Indians and Chinese students already had a strong foothold in the district then. But Kim said she’s witnessed a quantum shift in the intervening years, with many more Koreans arriving, along with more Chinese and Indians – the most numerous of the three groups – moving in as well.

Today, she said, her teenage son has a very different self-identity, with an ethnically diverse circle of friends.

“Even though my son is Korean-American, he is more Americanized. He has more non-Asian friends in school,” Kim said.

Her daughter is in fourth grade, learning Spanish as part of her art class in a novel combination of language and culture. The idea is to give students increased exposure to a language they’re learning, according to Lori Langer de Ramirez, chairperson of Herricks’ Global Language Department.

“It’s a way of reinforcing things in the language. And students love it,” de Ramirez said.

That’s just one of the differences in the educational experience Kim’s children have had in a school district that takes an increasingly globalized approach. Another difference is that there are far fewer Italian, Greek and Jewish children in her daughter’s classes than there were in her son’s classes.

“I don’t think she’ll be going to that many Bar Mitzvahs,” Kim said.

Juleigh Chin moved into the school district with her family six years ago. She sees her sons Justin, in grade school, and Jordan, in middle school, enjoying a vivid cultural education through programs like the Denton Avenue School’s Heritage Week, which gives parents from all ethnic groups a chance to celebrate their cultures in workshops and group dance lessons.

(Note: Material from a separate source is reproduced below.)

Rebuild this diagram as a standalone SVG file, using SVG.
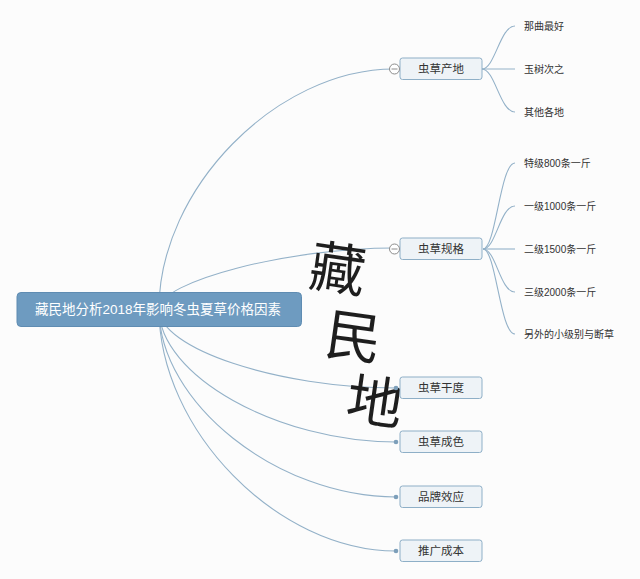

“Our district is by far just amazing with the amount of cultural awareness that they teach,” said Chin, who is a leader of the Herricks Korean Community and vice president of the Korean Parents Association of Long Island. “They’re showing these kids a whole new world, a world that a lot of schools and districts don’t show.”

Chin, who studied piano for 12 years, is particularly pleased that her sons are getting a musical education – both learning to play guitar – as part of their class work.

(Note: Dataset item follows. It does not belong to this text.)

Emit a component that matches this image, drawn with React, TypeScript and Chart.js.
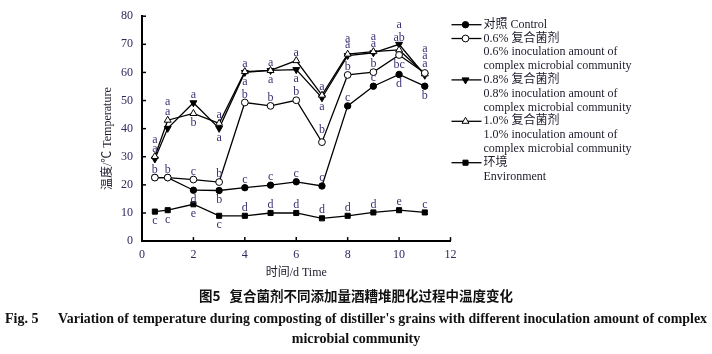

“With Herricks being such a musical district, I think that draws Asian families,” she said. “Most Asian families value a musical education.”

Teresa Louie, whose older son Ryan is now continuing his cello lessons majoring in music at the Royal Academy of London, seconds that sentiment.

“I’m grateful that he learned to have a passion for something. Music and arts are a very important part of an education,” said Louie, an active PTA parent who is also on the board of the Chinese American Community of North Hempstead.

She recalled that there were only one or two Chinese children in her older son’s classes when was in kindergarten, but now she said there are typically four or five Chinese students in her younger son’s classes.

“I think there’s a big change,” she said.

But from the start, Louie said her family felt the embrace of “open arms” among teachers, parents and students. And she said its extraordinary ethnic mix of students makes Herricks an exemplary district.

“What I love about the Herricks school district is the diversity. Everybody gets along,” she said. “It’s not just that it’s Chinese or Korean or Indian. It’s everyone getting along.”